> Written task
Pull every line holding the string "that" from the records below.

> Dataset records
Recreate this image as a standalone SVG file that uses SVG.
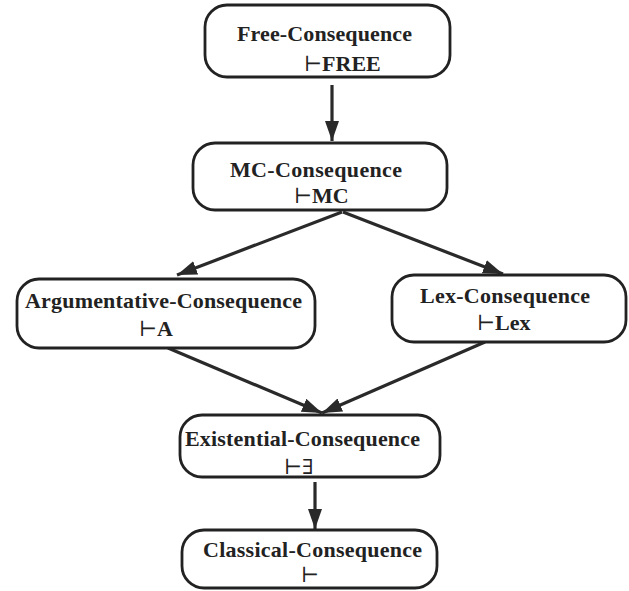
<svg xmlns="http://www.w3.org/2000/svg" width="629" height="591" viewBox="0 0 629 591">
<style>
.box{fill:#fff;stroke:#222;stroke-width:2.8}
.t{font-family:"Liberation Serif","Times New Roman",serif;font-weight:bold;font-size:22px;fill:#222}
.s{font-family:"DejaVu Serif","Liberation Serif",serif;font-size:21px;fill:#222}
.c{stroke:#2a2a2a;stroke-width:3.2;fill:none}
</style>
<defs>
<marker id="ah" markerUnits="userSpaceOnUse" markerWidth="22" markerHeight="16" refX="20" refY="7" orient="auto">
<path d="M0,0 L20,7 L0,14 z" fill="#2a2a2a"/>
</marker>
</defs>
<rect width="629" height="591" fill="#fff"/>
<g id="connectors">
<line class="c" x1="332" y1="85" x2="332" y2="141" marker-end="url(#ah)"/>
<line class="c" x1="342" y1="212" x2="177" y2="275" marker-end="url(#ah)"/>
<line class="c" x1="343" y1="212" x2="503" y2="274" marker-end="url(#ah)"/>
<line class="c" x1="168" y1="348" x2="322" y2="413" marker-end="url(#ah)"/>
<line class="c" x1="485" y1="342" x2="322" y2="413" marker-end="url(#ah)"/>
<line class="c" x1="315" y1="482" x2="315" y2="529" marker-end="url(#ah)"/>
</g>
<g id="free">
<rect class="box" x="205" y="5" width="245" height="72" rx="22"/>
<text class="t" x="237" y="41" textLength="175">Free-Consequence</text>
<text class="t" x="304" y="71"><tspan class="s" font-weight="normal">⊢</tspan>FREE</text>
</g>
<g id="mc">
<rect class="box" x="193" y="143" width="254" height="67" rx="22"/>
<text class="t" x="230" y="177" textLength="172">MC-Consequence</text>
<text class="t" x="294" y="203"><tspan class="s" font-weight="normal">⊢</tspan>MC</text>
</g>
<g id="arg">
<rect class="box" x="17" y="279" width="298" height="69" rx="22"/>
<text class="t" x="25" y="308" textLength="277">Argumentative-Consequence</text>
<text class="t" x="139" y="336"><tspan class="s" font-weight="normal">⊢</tspan>A</text>
</g>
<g id="lex">
<rect class="box" x="392" y="275" width="234" height="67" rx="22"/>
<text class="t" x="420" y="303" textLength="170">Lex-Consequence</text>
<text class="t" x="477" y="330"><tspan class="s" font-weight="normal">⊢</tspan>Lex</text>
</g>
<g id="existential">
<rect class="box" x="180" y="415" width="260" height="62" rx="22"/>
<text class="t" x="185" y="446" textLength="235">Existential-Consequence</text>
<text class="s" x="284" y="474">⊢∃</text>
</g>
<g id="classical">
<rect class="box" x="182" y="530" width="255" height="58" rx="22"/>
<text class="t" x="203" y="557" textLength="219">Classical-Consequence</text>
<text class="s" x="301" y="582">⊢</text>
</g>
</svg>
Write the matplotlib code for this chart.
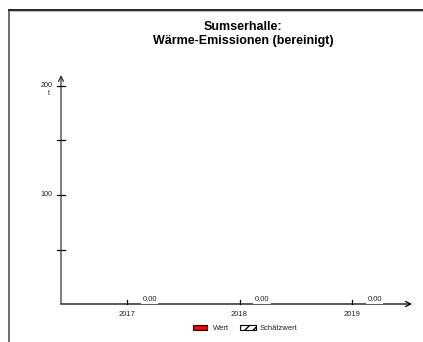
import matplotlib
matplotlib.use("Agg")
import matplotlib.pyplot as plt
from matplotlib.patches import Rectangle
from matplotlib.lines import Line2D

plt.rcParams['font.family'] = ['Liberation Sans', 'DejaVu Sans']

title = "Sumserhalle:\nWärme-Emissionen (bereinigt)"
years = ["2017", "2018", "2019"]
wert = [0.0, 0.0, 0.0]
schaetzwert = [0.0, 0.0, 0.0]
y_major = [100, 200]
y_minor = [50, 150]
unit = "t"
series_names = ["Wert", "Schätzwert"]

W, H = 423, 342
fig = plt.figure(figsize=(W / 100, H / 100), dpi=100)

def fx(px):
    return px / W

def fy(py):
    return 1 - py / H

# outer frame (left and top edges)
fig.add_artist(Line2D([fx(8.5), fx(8.5)], [fy(9.5), 0], color="#555555", lw=1.2))
fig.add_artist(Line2D([fx(8.5), 1], [fy(9.5), fy(9.5)], color="#222222", lw=1.4))
fig.add_artist(Line2D([fx(9.5), 1], [fy(11), fy(11)], color="#bbbbbb", lw=0.8))

# axes
x0, x1 = 61, 412
ybot, ytop = 304, 75
ax = fig.add_axes([fx(x0), fy(ybot), fx(x1 - x0), (ybot - ytop) / H])
ax.set_facecolor("none")
pos = list(range(len(years)))
px_per_cat = 112.5
ax.set_xlim(-(127 - x0) / px_per_cat, (x1 - 127) / px_per_cat)
px_per_unit = (195 - 86) / 100.0
ax.set_ylim(0, (ybot - ytop) / px_per_unit)
for s in ax.spines.values():
    s.set_visible(False)
ax.set_xticks([])
ax.set_yticks([])

# bars (zero height)
ax.bar([p + 0.2 for p in pos], wert, width=0.15, color="red", edgecolor="black", lw=0.6)

# axis lines with arrows
ax.annotate("", xy=(1, 0), xytext=(0, 0), xycoords="axes fraction",
            arrowprops=dict(arrowstyle="->", lw=0.9, color="black",
                            mutation_scale=9, shrinkA=0, shrinkB=0))
ax.annotate("", xy=(0, 1), xytext=(0, 0), xycoords="axes fraction",
            arrowprops=dict(arrowstyle="->", lw=0.9, color="#333333",
                            mutation_scale=9, shrinkA=0, shrinkB=0))

tr = ax.get_xaxis_transform()
ytr = ax.get_yaxis_transform()
# y ticks
tick_px = 4
for v in y_major + y_minor:
    ax.plot([-tick_px / (x1 - x0), tick_px / (x1 - x0)], [v, v], transform=ytr,
            color="black", lw=0.9, clip_on=False)
for v in y_major:
    ax.text(-8 / (x1 - x0), v, str(v), transform=ytr, ha="right", va="center",
            fontsize=5.2, color="#222222")
ax.text(-12 / (x1 - x0), y_major[-1] - 8 / px_per_unit, unit, transform=ytr,
        ha="center", va="center", fontsize=5.2, color="#222222")

# x ticks and labels
for p, yr, v in zip(pos, years, wert):
    ax.plot([p, p], [0, 4 / (ybot - ytop)], transform=tr, color="black", lw=0.9, clip_on=False)
    ax.text(p, -11 / (ybot - ytop), yr, transform=tr, ha="center", va="center",
            fontsize=5.5, color="#222222")
    ax.text(p + 0.2, v + 5 / px_per_unit, f"{v:.2f}".replace(".", ","),
            ha="center", va="center", fontsize=5.5, color="#222222",
            bbox=dict(boxstyle="square,pad=0.2", fc="white", ec="none"), zorder=5)

# title
fig.text(fx(243), fy(34), title, ha="center", va="center", fontsize=9,
         fontweight="bold", linespacing=1.25)

# legend
fig.add_artist(Rectangle((fx(193), fy(330)), fx(14), 5 / H, facecolor="red",
                         edgecolor="black", lw=0.8))
fig.text(fx(213), fy(328), series_names[0], ha="left", va="center", fontsize=5.5, color="#222222")
fig.add_artist(Rectangle((fx(240), fy(330)), fx(16), 5 / H, facecolor="white",
                         edgecolor="black", lw=0.8, hatch="////"))
fig.text(fx(260), fy(328), series_names[1], ha="left", va="center", fontsize=5.5, color="#222222")

fig.savefig("out.png", dpi=100)
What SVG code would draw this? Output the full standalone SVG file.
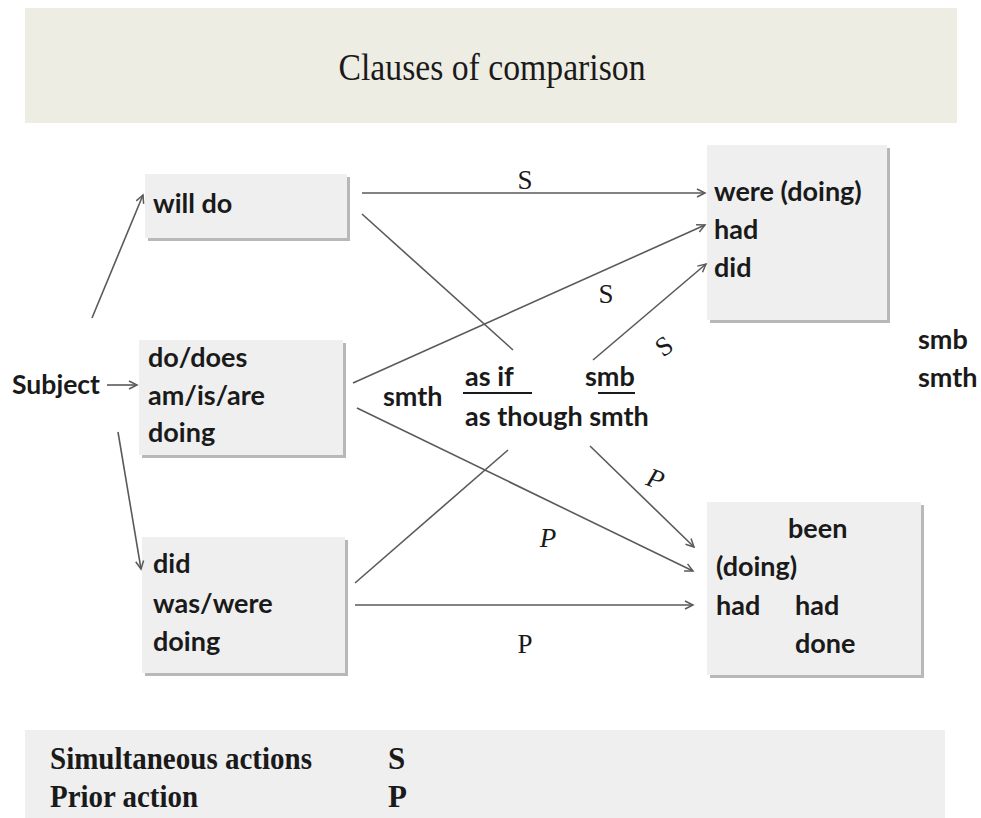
<svg xmlns="http://www.w3.org/2000/svg" width="981" height="818" viewBox="0 0 981 818">
<style>
.box{fill:#efefef;}
.sh{fill:#b8b8b8;}
.t{font-family:Lato,"Open Sans","Liberation Sans",sans-serif;font-weight:bold;font-size:27px;fill:#1a1a1a;}
.s{font-family:"Liberation Serif","DejaVu Serif",serif;font-size:27px;fill:#1a1a1a;}
.c{stroke:#5a5a5a;stroke-width:1.6;fill:none;}
.lg{font-family:"Liberation Serif",serif;font-weight:bold;font-size:31px;fill:#1a1a1a;}
</style>
<defs>
<marker id="ah" markerWidth="12" markerHeight="12" refX="10" refY="6" orient="auto" markerUnits="userSpaceOnUse">
<path d="M2,2 L10,6 L2,10" fill="none" stroke="#5a5a5a" stroke-width="1.5"/>
</marker>
</defs>
<rect x="0" y="0" width="981" height="818" fill="#ffffff"/>
<g id="title">
<rect x="25" y="8" width="932" height="115" fill="#eeede4"/>
<text x="492" y="80" text-anchor="middle" font-family="'Liberation Serif',serif" font-size="38" fill="#1a1a1a" textLength="307" lengthAdjust="spacingAndGlyphs">Clauses of comparison</text>
</g>
<g id="subject"><text class="t" x="12" y="394" textLength="88" lengthAdjust="spacingAndGlyphs">Subject</text></g>
<g id="willdo">
<rect class="sh" x="148" y="177" width="202" height="64"/>
<rect class="box" x="145" y="174" width="202" height="64"/>
<text class="t" x="153" y="213">will do</text>
</g>
<g id="present">
<rect class="sh" x="142" y="343" width="204" height="115"/>
<rect class="box" x="139" y="340" width="204" height="115"/>
<text class="t" x="148" y="367">do/does</text>
<text class="t" x="148" y="405">am/is/are</text>
<text class="t" x="148" y="442">doing</text>
</g>
<g id="past">
<rect class="sh" x="145" y="540" width="203" height="136"/>
<rect class="box" x="142" y="537" width="203" height="136"/>
<text class="t" x="153" y="573">did</text>
<text class="t" x="153" y="613">was/were</text>
<text class="t" x="153" y="651">doing</text>
</g>
<g id="simul">
<rect class="sh" x="710" y="148" width="180" height="175"/>
<rect class="box" x="707" y="145" width="180" height="175"/>
<text class="t" x="714" y="201">were (doing)</text>
<text class="t" x="714" y="239">had</text>
<text class="t" x="714" y="277">did</text>
</g>
<g id="prior">
<rect class="sh" x="710" y="505" width="214" height="173"/>
<rect class="box" x="707" y="502" width="214" height="173"/>
<text class="t" x="788" y="538">been</text>
<text class="t" x="716" y="576">(doing)</text>
<text class="t" x="716" y="615">had</text>
<text class="t" x="795" y="615">had</text>
<text class="t" x="795" y="653">done</text>
</g>
<g id="middle">
<text class="t" x="383" y="406">smth</text>
<text class="t" x="465" y="386">as if</text>
<line x1="463" y1="393" x2="532" y2="393" stroke="#1a1a1a" stroke-width="2"/>
<text class="t" x="585" y="386">smb</text>
<line x1="598" y1="393" x2="635" y2="393" stroke="#1a1a1a" stroke-width="2"/>
<text class="t" x="465" y="426">as though smth</text>
</g>
<g id="side">
<text class="t" x="918" y="349">smb</text>
<text class="t" x="918" y="387">smth</text>
</g>
<g id="connectors">
<line class="c" x1="107" y1="385" x2="137" y2="385" marker-end="url(#ah)"/>
<line class="c" x1="92" y1="318" x2="143" y2="195" marker-end="url(#ah)"/>
<line class="c" x1="118" y1="432" x2="141" y2="569" marker-end="url(#ah)"/>
<line class="c" x1="362" y1="193" x2="705" y2="193" marker-end="url(#ah)"/>
<line class="c" x1="362" y1="214" x2="513" y2="350"/>
<line class="c" x1="353" y1="383" x2="705" y2="225" marker-end="url(#ah)"/>
<line class="c" x1="593" y1="360" x2="706" y2="264" marker-end="url(#ah)"/>
<line class="c" x1="357" y1="408" x2="693" y2="571" marker-end="url(#ah)"/>
<line class="c" x1="590" y1="446" x2="694" y2="547" marker-end="url(#ah)"/>
<line class="c" x1="355" y1="583" x2="508" y2="450"/>
<line class="c" x1="355" y1="605" x2="693" y2="605" marker-end="url(#ah)"/>
<text class="s" x="525" y="189" text-anchor="middle">S</text>
<text class="s" x="606" y="303" text-anchor="middle">S</text>
<text class="s" x="664" y="355" text-anchor="middle" transform="rotate(-35 664 346)">S</text>
<text class="s" x="548" y="547" text-anchor="middle" font-style="italic">P</text>
<text class="s" x="656" y="488" text-anchor="middle" font-style="italic" transform="rotate(20 656 478)">P</text>
<text class="s" x="525" y="653" text-anchor="middle">P</text>
</g>
<g id="legend">
<rect x="25" y="730" width="920" height="88" fill="#efefef"/>
<text class="lg" x="50" y="769" textLength="262" lengthAdjust="spacingAndGlyphs">Simultaneous actions</text>
<text class="lg" x="388" y="769">S</text>
<text class="lg" x="50" y="807" textLength="148" lengthAdjust="spacingAndGlyphs">Prior action</text>
<text class="lg" x="388" y="807">P</text>
</g>
</svg>
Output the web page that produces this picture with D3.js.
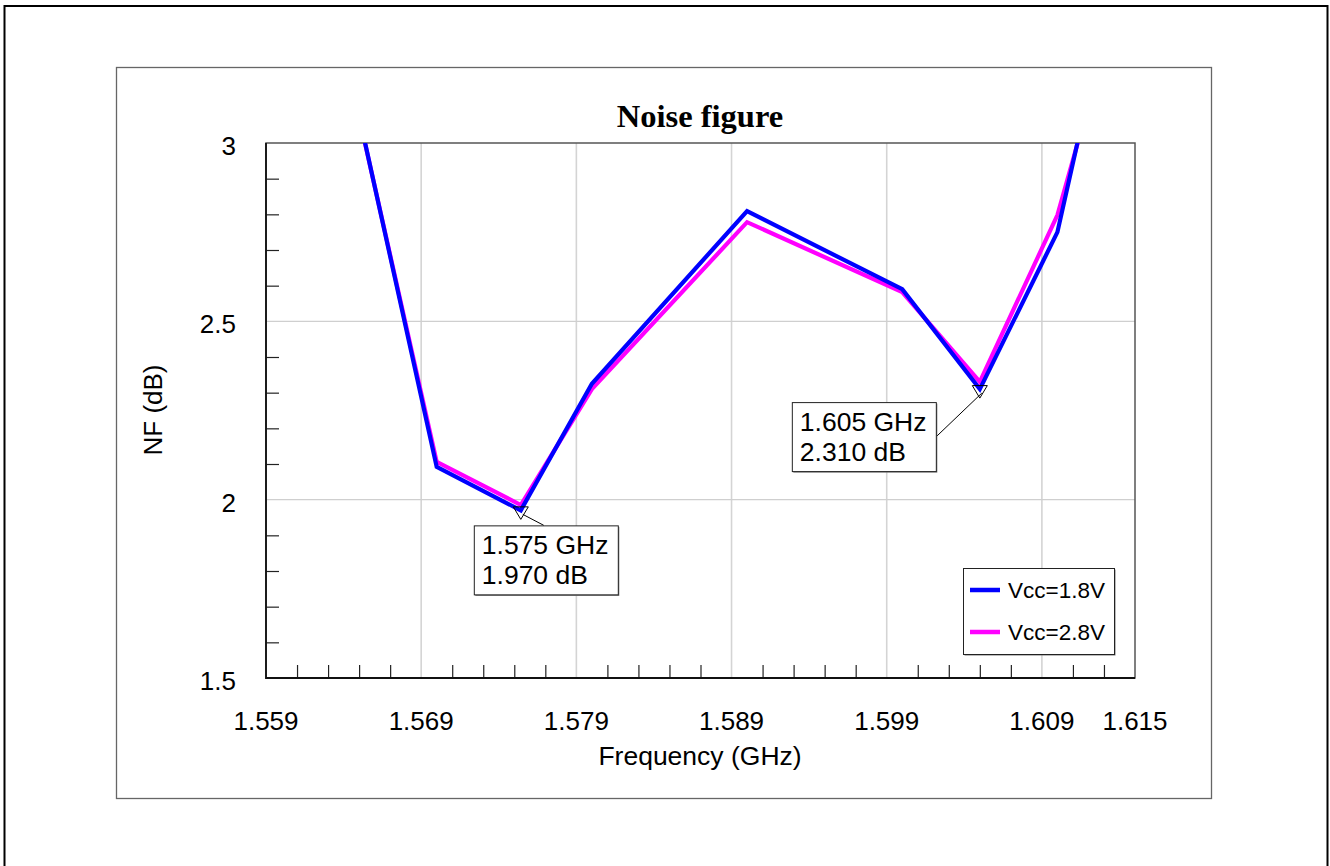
<!DOCTYPE html>
<html>
<head>
<meta charset="utf-8">
<script src="https://cdn.jsdelivr.net/npm/d3@7"></script>
<style>
  html, body { margin: 0; padding: 0; background: #fff; }
  svg { display: block; }
  text { font-family: "Liberation Sans", Arial, sans-serif; fill: #000; }
  text.title { font-family: "Liberation Serif", "Times New Roman", serif; font-weight: bold; }
</style>
</head>
<body>
<svg id="chart" width="1330" height="866"></svg>
<script>
// Noise figure sweep, two supply voltages
const freqGHz   = [1.560, 1.570, 1.57542, 1.580, 1.590, 1.600, 1.605, 1.610, 1.615];
const nfVcc18   = [4.06, 2.092, 1.970, 2.325, 2.809, 2.590, 2.310, 2.750, 3.72];
const nfVcc28   = [4.04, 2.106, 1.985, 2.310, 2.778, 2.582, 2.330, 2.798, 3.57];
const seriesNames  = ["Vcc=1.8V", "Vcc=2.8V"];
const seriesColors = ["#0000ff", "#ff00ff"];

const xTickLabels = [1.559, 1.569, 1.579, 1.589, 1.599, 1.609, 1.615];
const xGridValues = [1.569, 1.579, 1.589, 1.599, 1.609];
const yTickLabels = [1.5, 2, 2.5, 3];
const yGridValues = [2, 2.5];

// marker readouts (index into freqGHz, series 0)
const markerIdx    = [2, 6];
const markerLabels = [["1.575 GHz", "1.970 dB"], ["1.605 GHz", "2.310 dB"]];

const svg = d3.select("#chart");
const plot = { left: 266, right: 1135, top: 143, bottom: 678 };

const x = d3.scaleLinear().domain([1.559, 1.615]).range([plot.left, plot.right]);
const y = d3.scaleLinear().domain([1.5, 3]).range([plot.bottom, plot.top]);

// outer page frame and inner chart frame
svg.append("rect").attr("x", 4.5).attr("y", 6).attr("width", 1323).attr("height", 900)
  .attr("fill", "none").attr("stroke", "#000").attr("stroke-width", 2);
svg.append("rect").attr("x", 116.5).attr("y", 67.5).attr("width", 1095).attr("height", 731)
  .attr("fill", "none").attr("stroke", "#666").attr("stroke-width", 1.3);

// grid
const grid = svg.append("g");
grid.selectAll(".gx").data(xGridValues).join("line")
  .attr("x1", d => x(d)).attr("x2", d => x(d))
  .attr("y1", plot.top).attr("y2", plot.bottom)
  .attr("stroke", "#d4d4d4").attr("stroke-width", 1.6);
grid.selectAll(".gy").data(yGridValues).join("line")
  .attr("x1", plot.left).attr("x2", plot.right)
  .attr("y1", d => y(d)).attr("y2", d => y(d))
  .attr("stroke", "#cfcfcf").attr("stroke-width", 1.3);

// minor ticks (inward)
const xMinor = d3.range(1, 28).map(i => 1.559 + i * 0.002).filter(v => !xGridValues.some(g => Math.abs(g - v) < 1e-6));
const yMinor = d3.range(1, 15).map(i => 1.5 + i * 0.1).filter(v => !yGridValues.some(g => Math.abs(g - v) < 1e-6));
const xAxis = d3.axisBottom(x).tickValues(xMinor).tickSize(-13).tickFormat("");
const yAxis = d3.axisLeft(y).tickValues(yMinor).tickSize(-13).tickFormat("");
const gx = svg.append("g").attr("transform", `translate(0,${plot.bottom})`).call(xAxis);
const gy = svg.append("g").attr("transform", `translate(${plot.left},0)`).call(yAxis);
[gx, gy].forEach(g => {
  g.select(".domain").remove();
  g.selectAll(".tick line").attr("stroke", "#222").attr("stroke-width", 1.2);
});

// plot frame
svg.append("rect").attr("x", plot.left).attr("y", plot.top)
  .attr("width", plot.right - plot.left).attr("height", plot.bottom - plot.top)
  .attr("fill", "none").attr("stroke", "#555").attr("stroke-width", 1.5);
svg.append("line").attr("x1", plot.left).attr("x2", plot.left).attr("y1", plot.top).attr("y2", plot.bottom + 1)
  .attr("stroke", "#111").attr("stroke-width", 1.8);
svg.append("line").attr("x1", plot.left).attr("x2", plot.right).attr("y1", plot.bottom).attr("y2", plot.bottom)
  .attr("stroke", "#111").attr("stroke-width", 1.8);

// tick labels
svg.append("g").selectAll("text").data(xTickLabels).join("text")
  .attr("x", d => x(d)).attr("y", 730).attr("text-anchor", "middle")
  .attr("font-size", 26).text(d => d3.format(".3f")(d));
svg.append("g").selectAll("text").data(yTickLabels).join("text")
  .attr("x", 236).attr("y", d => y(d) + 12).attr("text-anchor", "end")
  .attr("font-size", 26).text(d => String(d));

// axis titles
svg.append("text").attr("x", 700).attr("y", 765).attr("text-anchor", "middle")
  .attr("font-size", 26.5).text("Frequency (GHz)");
svg.append("text").attr("transform", "translate(162,410) rotate(-90)").attr("text-anchor", "middle")
  .attr("font-size", 26).text("NF (dB)");
svg.append("text").attr("class", "title").attr("x", 700).attr("y", 127).attr("text-anchor", "middle")
  .attr("font-size", 32.5).text("Noise figure");

// series lines, clipped to the plot area
svg.append("clipPath").attr("id", "plotClip").append("rect")
  .attr("x", plot.left).attr("y", plot.top)
  .attr("width", plot.right - plot.left).attr("height", plot.bottom - plot.top);
const line = d3.line().x(d => x(d[0])).y(d => y(d[1]));
const series = [nfVcc18, nfVcc28];
const lines = svg.append("g").attr("clip-path", "url(#plotClip)");
[1, 0].forEach(i => {
  lines.append("path")
    .attr("d", line(freqGHz.map((f, j) => [f, series[i][j]])))
    .attr("fill", "none").attr("stroke", seriesColors[i])
    .attr("stroke-width", 4.2).attr("stroke-linejoin", "miter");
});

// marker readouts
const boxOffsets = [{ dx: -47, dy: 15 }, { dx: -188, dy: 13 }];
const leaderEnds = [{ bx: 70, by: 0 }, { bx: 144, by: 35 }];
markerIdx.forEach((idx, k) => {
  const px = x(freqGHz[idx]), py = y(nfVcc18[idx]);
  const g = svg.append("g");
  const bx = px + boxOffsets[k].dx, by = py + boxOffsets[k].dy;
  const bw = 144, bh = 69;
  g.append("line").attr("x1", px + 2).attr("y1", py + 4)
    .attr("x2", bx + leaderEnds[k].bx).attr("y2", by + leaderEnds[k].by)
    .attr("stroke", "#000").attr("stroke-width", 1);
  g.append("path").attr("d", `M${px - 7.5},${py - 3.5} L${px + 7.5},${py - 3.5} L${px},${py + 9} Z`)
    .attr("fill", "none").attr("stroke", "#000").attr("stroke-width", 1);
  g.append("rect").attr("x", bx + 1.5).attr("y", by + 1.5).attr("width", bw).attr("height", bh)
    .attr("fill", "#777");
  g.append("rect").attr("x", bx + 0.5).attr("y", by + 0.5).attr("width", bw).attr("height", bh)
    .attr("fill", "#fff").attr("stroke", "#222").attr("stroke-width", 1);
  markerLabels[k].forEach((t, j) => {
    g.append("text").attr("x", bx + 8).attr("y", by + 29 + j * 30)
      .attr("font-size", 26.5).text(t);
  });
});

// legend
const lg = svg.append("g").attr("transform", "translate(963,568)");
lg.append("rect").attr("x", 1.5).attr("y", 1.5).attr("width", 151).attr("height", 86).attr("fill", "#777");
lg.append("rect").attr("x", 0.5).attr("y", 0.5).attr("width", 151).attr("height", 86)
  .attr("fill", "#fff").attr("stroke", "#222").attr("stroke-width", 1);
seriesNames.forEach((name, i) => {
  const ly = 22 + i * 42;
  lg.append("line").attr("x1", 7).attr("x2", 37).attr("y1", ly).attr("y2", ly)
    .attr("stroke", seriesColors[i]).attr("stroke-width", 4.5);
  lg.append("text").attr("x", 45).attr("y", ly + 8).attr("font-size", 22.5).text(name);
});
</script>
</body>
</html>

> Problem solution
Recreate this image as a standalone SVG file that uses SVG.
Output the web page that produces this picture with D3.js.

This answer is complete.